My knitting experience was intense and condensed, which was perfect for me, as I don't know that I would have persevered if I didn't have a short-term and immediate goal in mind. If you are looking for a long term project, I could see working a few rows a day into the foreseeable future culminating into a shawl you will wear often.
What have you been knitting lately? Did you knit anything while watching the Winter Games?
Monday, February 3, 2014
I recently attended a much needed get away at the Sun Valley Fibers January Thaw 2014.
This event was put together by the fantastic Sun Valley Fibers. Jeanette, George, and their 2 lovely daughters, are not only a great team of fiber artists, but they are also wonderful people. So when I heard that they were putting on a retreat in January, I jumped at the chance.
And am I ever glad that I did!
Not only do retreats give you an opportunity to reconnect with old friends, but they also allow you to meet new friends. You hear about new yarns, new patterns, and you relax, and you smile, and you laugh. My cheeks and abdominal muscles literally hurt after all the smiling and laughing I did. I am quite certain that I have some well-deserved new laugh lines.
A few of the many wonderful knitters that shared the weekend with me
But fellowship isn't the only thing that knitting retreats have to offer. You can also learn new knitting techniques.
I took a color work class with the amazing Susan B Anderson. Susan is a fantastic instructor: enthusiastic, knowledgeable, the class was well-structured, and the class content was well-thought out. Every new concept and technique was demonstrated in small group sessions, and was accompanied by Susan's reassuring smile.
Susan gave me a new found appreciation for all things color work and made it approachable and doable. Now I want to knit ALL the color work! Look for color work mittens, and yoked pullovers from me this year.
A small group session
Color work success and a fan girl moment with (left to right) Me, Susan, and Cori
The retreat also had a very tempting marketplace. Sun Valley Fibers was there in full force with their wide range of soft and sumptuous bases and stunning colorways. I had given myself permission to purchase yarn at the marketplace, as my resolution includes purchases at knitting events. But I decided that I needed to use up a few more of my Sun Valley Fibers sweater quantities first.
Instead, I opted for an adorable Easter themed project bag from Kitchen Counter Crafter which features her snappy enclosure, handles, and snaps. Check out her shop of unique bag designs and fun prints!

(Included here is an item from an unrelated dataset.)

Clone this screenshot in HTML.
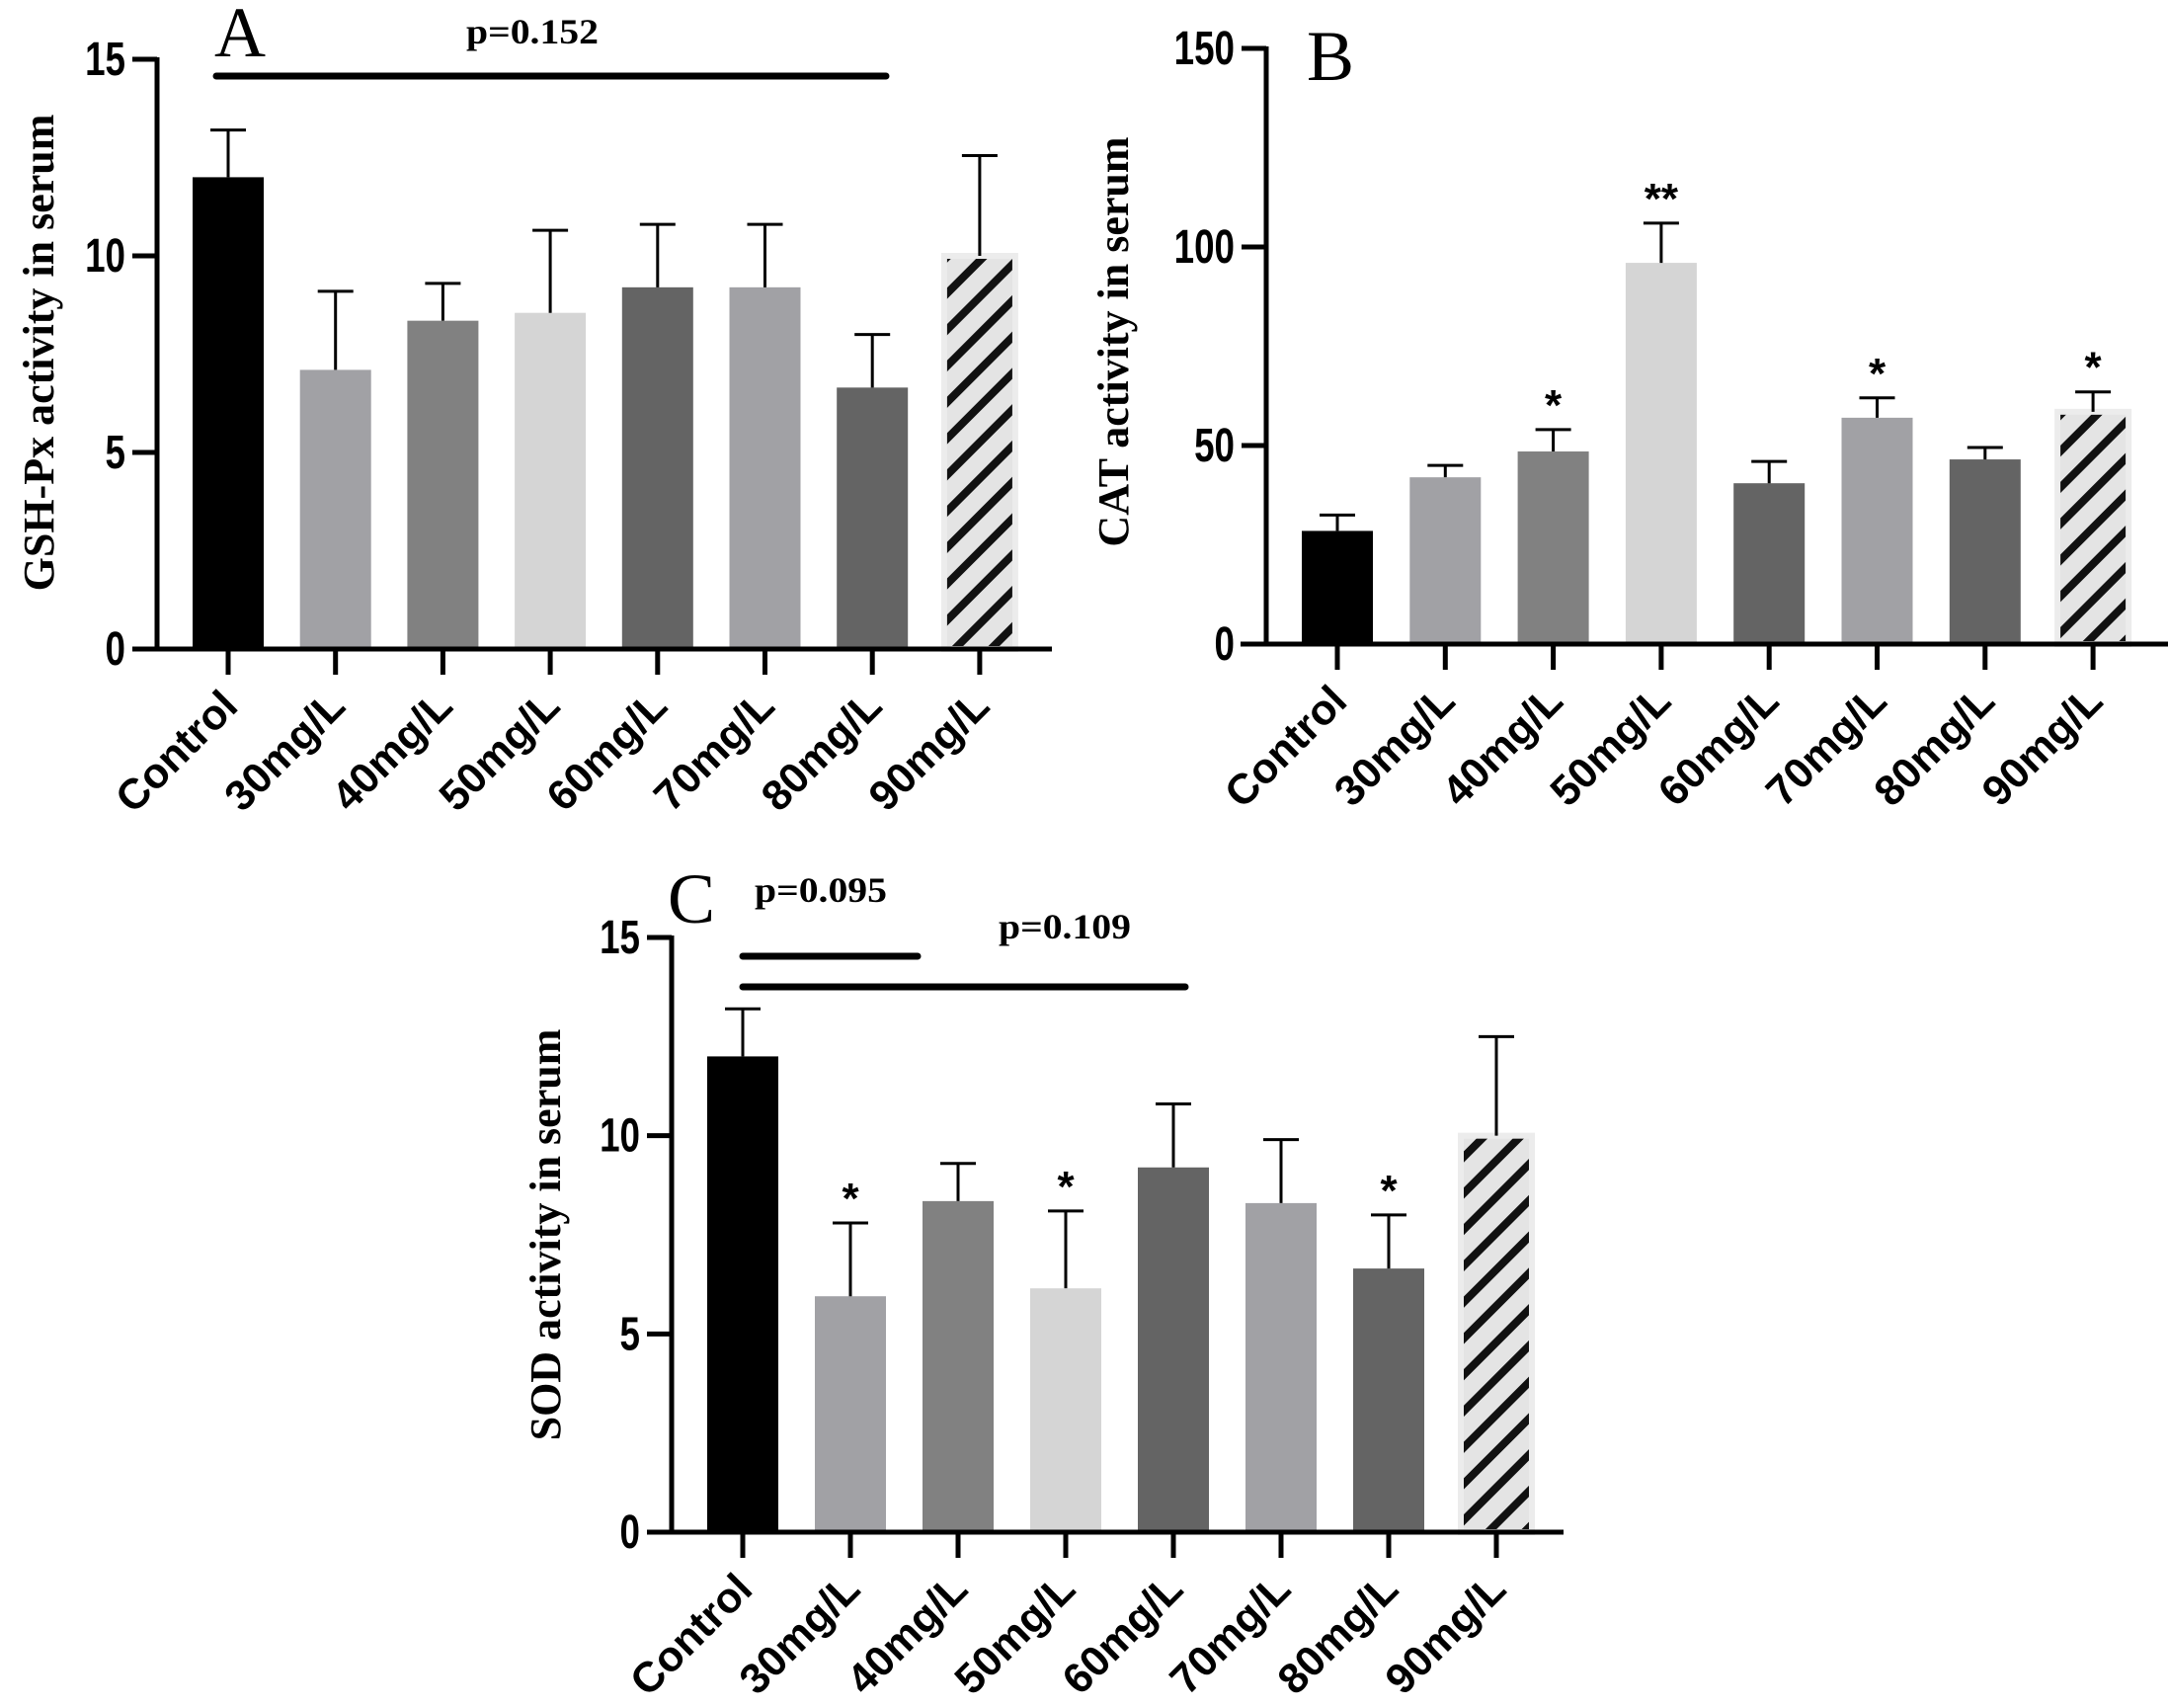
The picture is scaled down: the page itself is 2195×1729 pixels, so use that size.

While I resisted the temptation to buy yarn at the marketplace, I did come home with a bag full of swag, including YARN! Sun Valley Fibers MCN dyed up in the Winter Wonderland colorway and a matching hat and mitts pattern Winter Wonderland by Susan B Anderson.
The January Thaw was a fantastic event that I highly recommend and hope to attend again. I came home refreshed, relaxed, and with a new excitement about knitting. Thanks for all the hard work and for such an amazing time Sun Valley Fibers!
I also highly recommend knitting retreats in general. You should sign up for one! There are tons of options out there, ranging in cost and structure. I am quite certain that EVERYONE, including YOU, deserves time to relax with knitting friends, learn, and shop.
Do you have an upcoming knitting event you are attending?